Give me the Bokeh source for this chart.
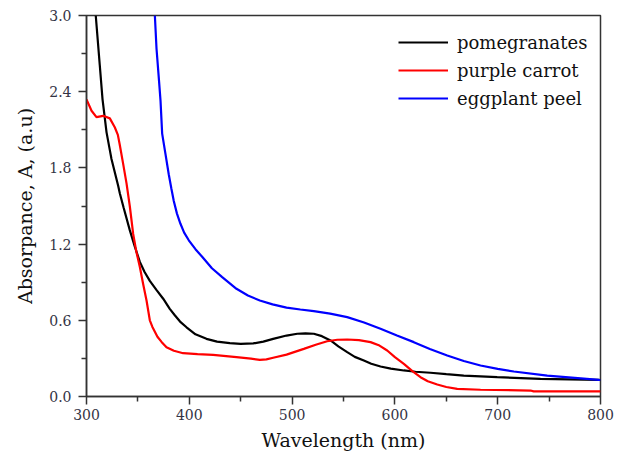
from bokeh.plotting import figure
from bokeh.models import Range1d, FixedTicker, Legend, LegendItem
from bokeh.embed import file_html
from bokeh.resources import INLINE

# pomegranates
pom_x = [309, 312.9, 315.6, 319.5, 322.7, 324.3, 330.8, 332.4, 336, 342.1, 347, 351.9, 356.5, 361.6, 368,
         374.6, 381, 385.9, 391, 397.3, 406, 416.7, 427, 439.4, 450, 462.2, 472, 481.6, 494.6, 505, 513,
         521.1, 529, 537.4, 545, 553.6, 561, 569.8, 577, 586, 596, 608.7, 620, 634.6, 650, 667, 699.5,
         741.6, 798.4, 800]
pom_y = [3.0, 2.61, 2.34, 2.08, 1.94, 1.87, 1.66, 1.60, 1.49, 1.31, 1.18, 1.06, 0.98, 0.91, 0.84,
         0.77, 0.69, 0.64, 0.59, 0.545, 0.49, 0.454, 0.432, 0.42, 0.415, 0.418, 0.432, 0.454, 0.48, 0.494, 0.497,
         0.494, 0.475, 0.441, 0.395, 0.349, 0.312, 0.283, 0.258, 0.236, 0.219, 0.205, 0.195, 0.187, 0.176, 0.165, 0.152,
         0.139, 0.131, 0.13]

# purple carrot
car_x = [300, 304.9, 309.7, 316.2, 322.7, 327.5, 330.5, 332.4, 335.7, 338.9, 342.1, 345.4, 348.5, 351.9, 355,
         358.4, 361.6, 364, 366.5, 369, 373, 377.8, 385, 394, 408, 423.2, 445.9, 460, 468.6, 475, 481.6,
         494.6, 511.4, 523, 534.1, 544, 553.6, 565, 576.3, 585, 592.5, 600, 608.7, 617, 624.9,
         632, 641.2, 650, 660.6, 683.3, 731.9, 735, 800]
car_y = [2.34, 2.25, 2.20, 2.21, 2.19, 2.12, 2.06, 1.98, 1.83, 1.68, 1.50, 1.28, 1.14, 1.02, 0.89,
         0.756, 0.60, 0.55, 0.51, 0.47, 0.43, 0.388, 0.36, 0.341, 0.333, 0.328, 0.31, 0.298, 0.289, 0.292, 0.305,
         0.33, 0.375, 0.408, 0.435, 0.447, 0.449, 0.444, 0.428, 0.401, 0.362, 0.31, 0.257, 0.2, 0.152,
         0.12, 0.094, 0.075, 0.06, 0.053, 0.047, 0.04, 0.04]

# eggplant peel
egg_x = [366.5, 368.1, 370.7, 372, 373.6, 376.8, 380, 382.5, 384.9, 388, 391.4, 395, 399.5, 406, 412.5,
         422, 432, 445.9, 457, 468.6, 481, 494.6, 508, 521.1, 537, 553.6, 570, 586, 602, 618.4, 634,
         650.9, 667, 683.3, 700, 715.7, 748.2, 775, 798.4, 800]
egg_y = [3.0, 2.74, 2.47, 2.33, 2.07, 1.91, 1.75, 1.64, 1.54, 1.44, 1.36, 1.29, 1.23, 1.16, 1.10,
         1.01, 0.94, 0.848, 0.795, 0.756, 0.725, 0.70, 0.685, 0.672, 0.652, 0.625, 0.583, 0.533, 0.48, 0.428, 0.374,
         0.323, 0.28, 0.244, 0.218, 0.197, 0.165, 0.147, 0.131, 0.13]

series_names = ["pomegranates", "purple carrot", "eggplant peel"]
x_ticks = [300, 400, 500, 600, 700, 800]
x_minor = [350, 450, 550, 650, 750]
y_ticks = [0.0, 0.6, 1.2, 1.8, 2.4, 3.0]
y_minor = [0.3, 0.9, 1.5, 2.1, 2.7]

FONT = "DejaVu Serif"

p = figure(width=617, height=455, output_backend="svg", toolbar_location=None,
           x_range=Range1d(300, 800), y_range=Range1d(0, 3.0),
           min_border_left=86, min_border_right=17, min_border_top=15, min_border_bottom=59)
p.xgrid.visible = False
p.ygrid.visible = False
p.outline_line_color = "#333333"
p.outline_line_width = 1.5
p.background_fill_color = "white"
p.border_fill_color = "white"

r1 = p.line(pom_x, pom_y, line_color="black", line_width=2.2)
r2 = p.line(car_x, car_y, line_color="#ff0000", line_width=2.2)
r3 = p.line(egg_x, egg_y, line_color="#0000ff", line_width=2.2)

for ax, ticks, minor in ((p.xaxis[0], x_ticks, x_minor), (p.yaxis[0], y_ticks, y_minor)):
    ax.ticker = FixedTicker(ticks=ticks, minor_ticks=minor)
    ax.major_tick_in = 0
    ax.major_tick_out = 8
    ax.minor_tick_in = 0
    ax.minor_tick_out = 5
    ax.axis_line_color = "#333333"
    ax.axis_line_width = 1.5
    ax.major_tick_line_color = "#333333"
    ax.major_tick_line_width = 1.5
    ax.minor_tick_line_color = "#333333"
    ax.minor_tick_line_width = 1.5
    ax.major_label_text_font = FONT
    ax.major_label_text_font_size = "14px"
    ax.major_label_text_color = "#333344"
    ax.axis_label_text_font = FONT
    ax.axis_label_text_font_style = "normal"
    ax.axis_label_text_color = "#111111"

p.xaxis[0].major_label_overrides = {t: str(t) for t in x_ticks}
p.yaxis[0].major_label_overrides = {t: f"{t:.1f}" for t in y_ticks}
p.xaxis[0].axis_label = "Wavelength (nm)"
p.yaxis[0].axis_label = "Absorpance, A, (a.u)"
p.xaxis[0].axis_label_text_font_size = "19px"
p.yaxis[0].axis_label_text_font_size = "19px"
p.xaxis[0].major_label_standoff = 4
p.yaxis[0].major_label_standoff = 7
p.xaxis[0].axis_label_standoff = 6
p.yaxis[0].axis_label_standoff = 10

legend = Legend(items=[LegendItem(label=n, renderers=[r]) for n, r in zip(series_names, [r1, r2, r3])],
                location=(312, 284), padding=0, spacing=0, margin=0,
                label_height=28, glyph_height=28, glyph_width=50, label_standoff=9,
                label_text_font=FONT, label_text_font_size="18px", label_text_color="#111111",
                border_line_color=None, background_fill_alpha=0)
p.add_layout(legend)

open("out.html", "w").write(file_html(p, INLINE))
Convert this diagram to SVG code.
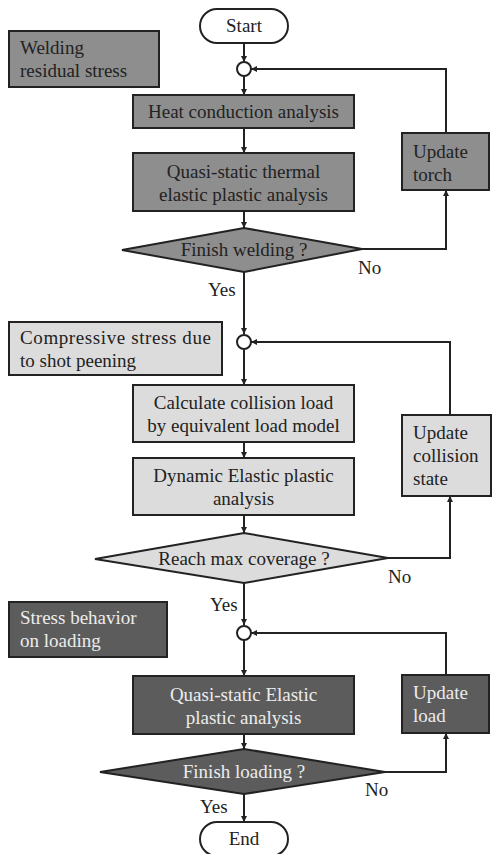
<svg xmlns="http://www.w3.org/2000/svg" width="492" height="854" viewBox="0 0 492 854">
<style>
text{font-family:"Liberation Serif","Tinos","Times New Roman","DejaVu Serif",serif;font-size:19px;fill:#222}
.c{text-anchor:middle}
.w{fill:#ececec}
.b{stroke:#222;stroke-width:2}
.g1{fill:#8e8e8e}
.g2{fill:#dcdcdc}
.g3{fill:#5c5c5c}
.conn{fill:none;stroke:#222;stroke-width:2}
</style>
<defs>
<marker id="ah" viewBox="0 0 10 10" refX="10" refY="5" markerWidth="6" markerHeight="6" orient="auto" markerUnits="userSpaceOnUse">
<path d="M0,0 L10,5 L0,10 z" fill="#222"/>
</marker>
</defs>
<g id="connectors">
<line class="conn" x1="244" y1="43" x2="244" y2="62" marker-end="url(#ah)"/>
<line class="conn" x1="244" y1="76" x2="244" y2="95" marker-end="url(#ah)"/>
<line class="conn" x1="244" y1="128" x2="244" y2="153" marker-end="url(#ah)"/>
<line class="conn" x1="244" y1="211" x2="244" y2="228" marker-end="url(#ah)"/>
<line class="conn" x1="244" y1="272" x2="244" y2="334" marker-end="url(#ah)"/>
<polyline class="conn" points="362,249 446,249 446,190" marker-end="url(#ah)"/>
<polyline class="conn" points="446,133 446,69 251,69" marker-end="url(#ah)"/>
<line class="conn" x1="244" y1="348" x2="244" y2="385" marker-end="url(#ah)"/>
<line class="conn" x1="244" y1="442" x2="244" y2="458" marker-end="url(#ah)"/>
<line class="conn" x1="244" y1="515" x2="244" y2="533" marker-end="url(#ah)"/>
<line class="conn" x1="244" y1="583" x2="244" y2="625" marker-end="url(#ah)"/>
<polyline class="conn" points="388,558 450,558 450,496" marker-end="url(#ah)"/>
<polyline class="conn" points="450,415 450,342 251,342" marker-end="url(#ah)"/>
<line class="conn" x1="244" y1="639" x2="244" y2="676" marker-end="url(#ah)"/>
<line class="conn" x1="244" y1="734" x2="244" y2="749" marker-end="url(#ah)"/>
<line class="conn" x1="244" y1="794" x2="244" y2="822" marker-end="url(#ah)"/>
<polyline class="conn" points="385,772 446,772 446,733" marker-end="url(#ah)"/>
<polyline class="conn" points="446,675 446,633 251,633" marker-end="url(#ah)"/>
</g>
<g id="start"><rect class="b" x="200" y="9" width="88" height="34" rx="17" fill="#fff"/><text class="c" x="244" y="32">Start</text></g>
<g id="label1"><rect class="b g1" x="9" y="31" width="150" height="56"/><text x="20" y="54">Welding</text><text x="20" y="77">residual stress</text></g>
<g id="j1"><circle class="b" cx="244" cy="69" r="7" fill="#fff"/></g>
<g id="heat"><rect class="b g1" x="133" y="95" width="221" height="33"/><text class="c" x="243.5" y="118">Heat conduction analysis</text></g>
<g id="quasi1"><rect class="b g1" x="133" y="153" width="221" height="58"/><text class="c" x="243.5" y="178">Quasi-static thermal</text><text class="c" x="243.5" y="201">elastic plastic analysis</text></g>
<g id="d1"><polygon class="b g1" points="122,250 244,228 362,249 244,272"/><text class="c" x="244" y="256">Finish welding ?</text></g>
<g id="torch"><rect class="b g1" x="402" y="133" width="87" height="57"/><text x="413" y="158">Update</text><text x="413" y="181">torch</text></g>
<text x="358" y="274">No</text>
<text x="208" y="296">Yes</text>
<g id="label2"><rect class="b g2" x="9" y="322" width="213" height="53"/><text x="20" y="344" textLength="191" lengthAdjust="spacing">Compressive stress due</text><text x="20" y="367">to shot peening</text></g>
<g id="j2"><circle class="b" cx="244" cy="342" r="7" fill="#fff"/></g>
<g id="calc"><rect class="b g2" x="133" y="385" width="221" height="57"/><text class="c" x="243.5" y="409">Calculate collision load</text><text class="c" x="243.5" y="432">by equivalent load model</text></g>
<g id="dyn"><rect class="b g2" x="133" y="458" width="221" height="57"/><text class="c" x="243.5" y="482">Dynamic Elastic plastic</text><text class="c" x="243.5" y="505">analysis</text></g>
<g id="d2"><polygon class="b g2" points="95,559 244,533 388,558 244,583"/><text class="c" x="244" y="565">Reach max coverage ?</text></g>
<g id="coll"><rect class="b g2" x="402" y="415" width="89" height="81"/><text x="413" y="439">Update</text><text x="413" y="462">collision</text><text x="413" y="485">state</text></g>
<text x="388" y="583">No</text>
<text x="210" y="611">Yes</text>
<g id="label3"><rect class="b g3" x="9" y="602" width="158" height="55"/><text class="w" x="20" y="624">Stress behavior</text><text class="w" x="20" y="647">on loading</text></g>
<g id="j3"><circle class="b" cx="244" cy="633" r="7" fill="#fff"/></g>
<g id="quasi2"><rect class="b g3" x="133" y="676" width="221" height="58"/><text class="c w" x="243.5" y="701">Quasi-static Elastic</text><text class="c w" x="243.5" y="724">plastic analysis</text></g>
<g id="d3"><polygon class="b g3" points="100,772 244,749 385,772 244,794"/><text class="c w" x="244" y="778">Finish loading ?</text></g>
<g id="load"><rect class="b g3" x="402" y="675" width="87" height="58"/><text class="w" x="413" y="699">Update</text><text class="w" x="413" y="722">load</text></g>
<text x="365" y="796">No</text>
<text x="200" y="813">Yes</text>
<g id="end"><rect class="b" x="200" y="822" width="88" height="34" rx="17" fill="#fff"/><text class="c" x="244" y="845">End</text></g>
</svg>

···

### WHAT THIS TASK INVOLVES
Print the data above verbatim from the first line through the line holding "from bokeh.resources import INLINE", leaving every picture out.

### THE ANSWER
Give me the Bokeh source for this chart.
from bokeh.plotting import figure
from bokeh.models import Range1d, FixedTicker, Legend, LegendItem
from bokeh.embed import file_html
from bokeh.resources import INLINE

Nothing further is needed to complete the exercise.